Bob Dylan turns 63 today.

A recent link out of ::: wood s lot ::: led me to the online outlet of maisonneuve, a self-proclaimed "a high-end general-interest magazine " ("the new New Yorker of the younger generation") publishing in English out of Montreal. [This serves to continue that Canadian theme I promised below.] Appropriate to the occasion, music columnist Paul Winner -- who has "never known a world without Bob Dylan" -- offers up an appreciation of the Mighty Bob, including this:

Dave Eggers said this not long ago, that Dylan’s music, especially the early music, which everybody can rally behind, can ward off evil. Listen to his acoustic work and its strange deadpan honesty reveals--there is no other word--its goodness.
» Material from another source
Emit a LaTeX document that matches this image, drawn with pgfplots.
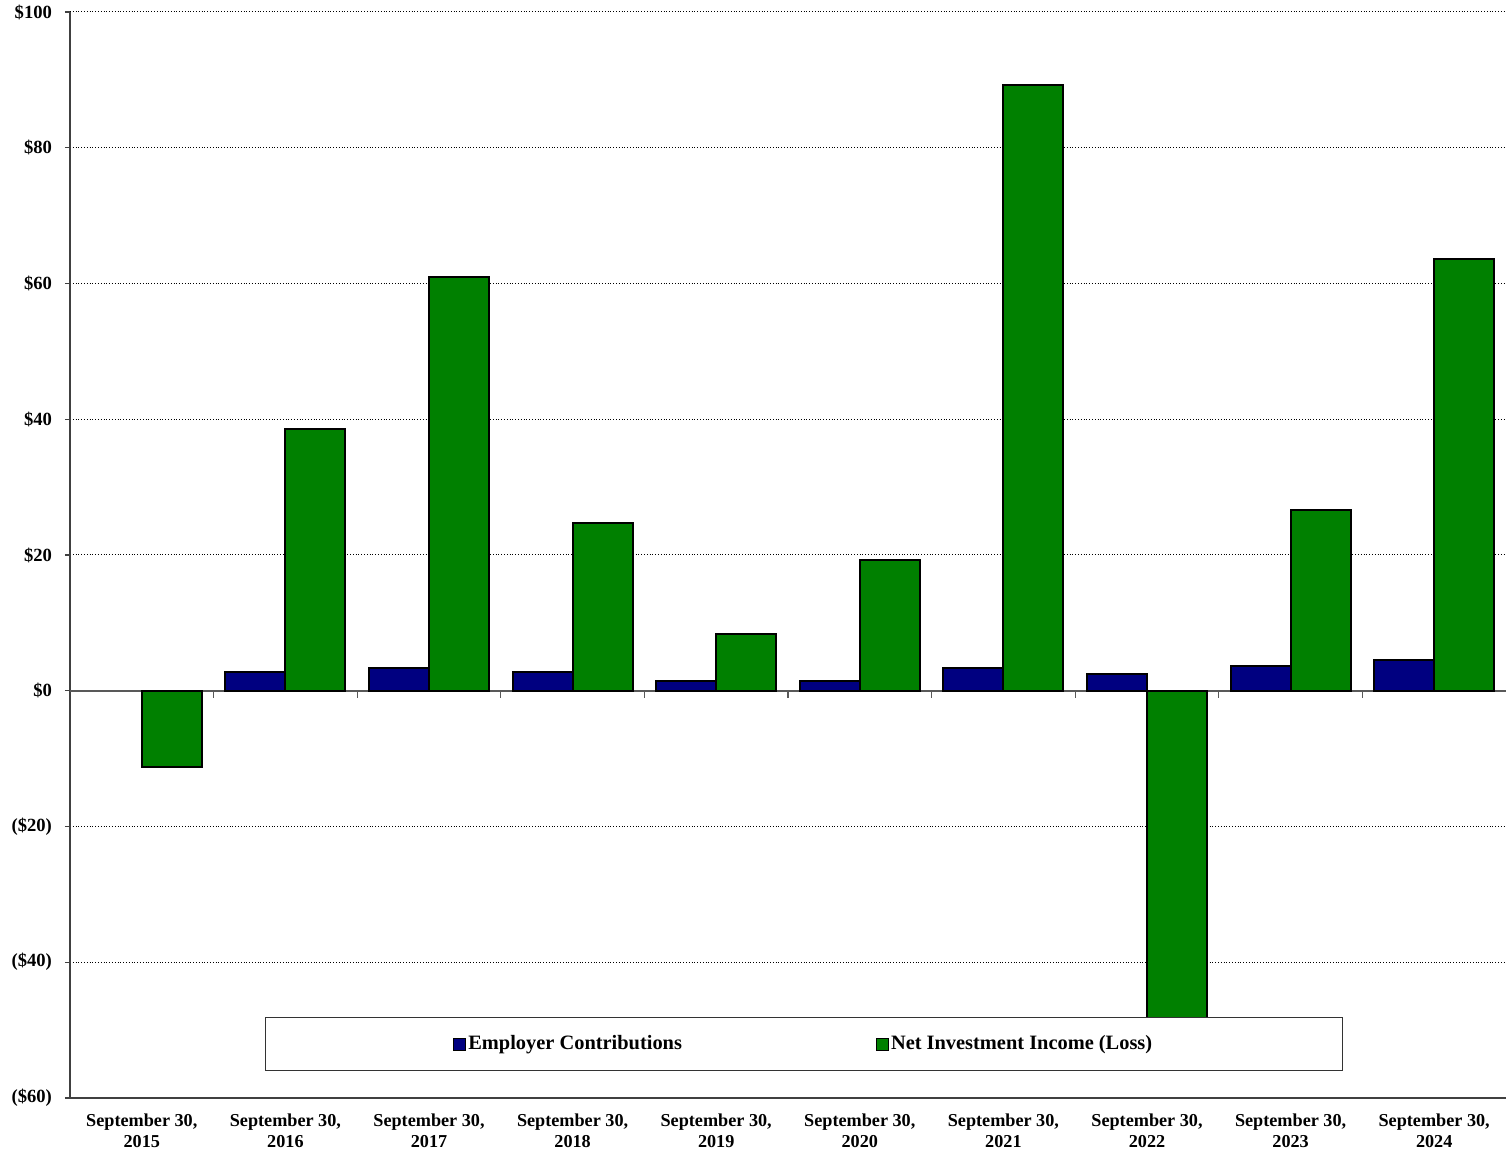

His is an original text, pure because we sometimes believe it to be pure, the sound of old virtue and probity and righteous anger and Blake’s notion of beauty and music--folk-level music, a guy making some fingering mistakes on a crap guitar and singing even though he can’t sing (Barry Hannah said that Dylan has the desperation of not being able to sing, which is always better than Glenn Campbell, who can sing)--and it’s all an embodiment of what is good about popular music. Just the song titles: 'It’s Alright Ma (I’m Only Bleeding),' 'It’s All Over Now, Baby Blue.' Dylan is on stage intoning these words, this ancient text. The words can ward off evil. Like I said, if you believe they can, then they do.